The NCC’s planting intentions survey, released in early February, indicated US farmers intend to plant 8.81 million acres of upland cotton and 203,000 acres of ELS.
In the West, California producers intend to plant 90,000 acres of upland cotton, down 36.6% from last year. Arizona and New Mexico plantings also are down when compared to the previous year with plantings estimated at 160,000 and 30,000 acres, respectively.
ELS plantings are projected to decrease 13.6% to 206,000 acres. The largest decline in actual ELS acres will be in California (-35,000 acres).
The largest acreage decrease is expected to be seen in the Southwest in Texas where producers intend to plant 5.50 million acres (-1.05 million acres). Kansas and Oklahoma also are expected to decrease their upland acres in ’13-14 with plantings estimated at 40,000 acres and 160,000 acres, respectively.
Projected upland area in the Southeast of 2.58 million acres represents a 6.1% decrease from the previous year. Almost all of the region’s states intend to decrease cotton acreage in ’13. Only Florida and Georgia intend to increase cotton acreage when compared to the previous year.
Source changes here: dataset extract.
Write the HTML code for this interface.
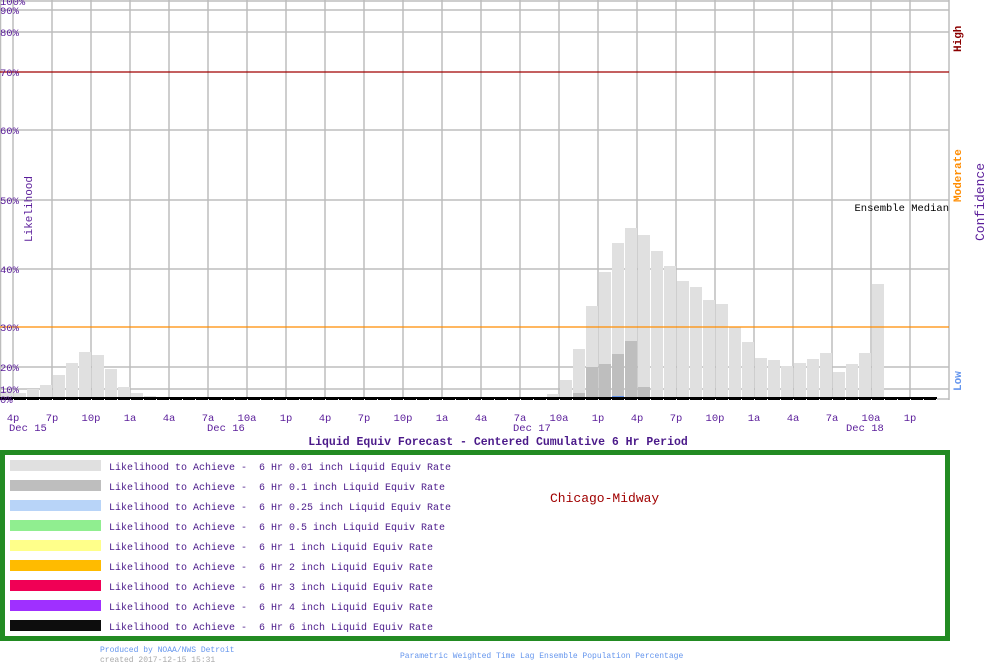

Floridaintends to plant 115,000 acres, a 6.5% increase, and Georgia intends to plant 1.30 million acres, a 0.8% increase. The largest percentage decrease is expected in Virginia (-24.4%). The largest decline in actual acres will be in North Carolina (-135,000 acres).
In the Mid-South, projected plantings of 1.26 million acres represent a 37.9% decrease. All the region’s states are expecting to plant fewer acres this year. The largest percentage acreage decreases are expected in Arkansas and Mississippi, -54.6% and -43.2%, respectively, with the greatest decline in actual acres in Arkansas, down 325,000 acres.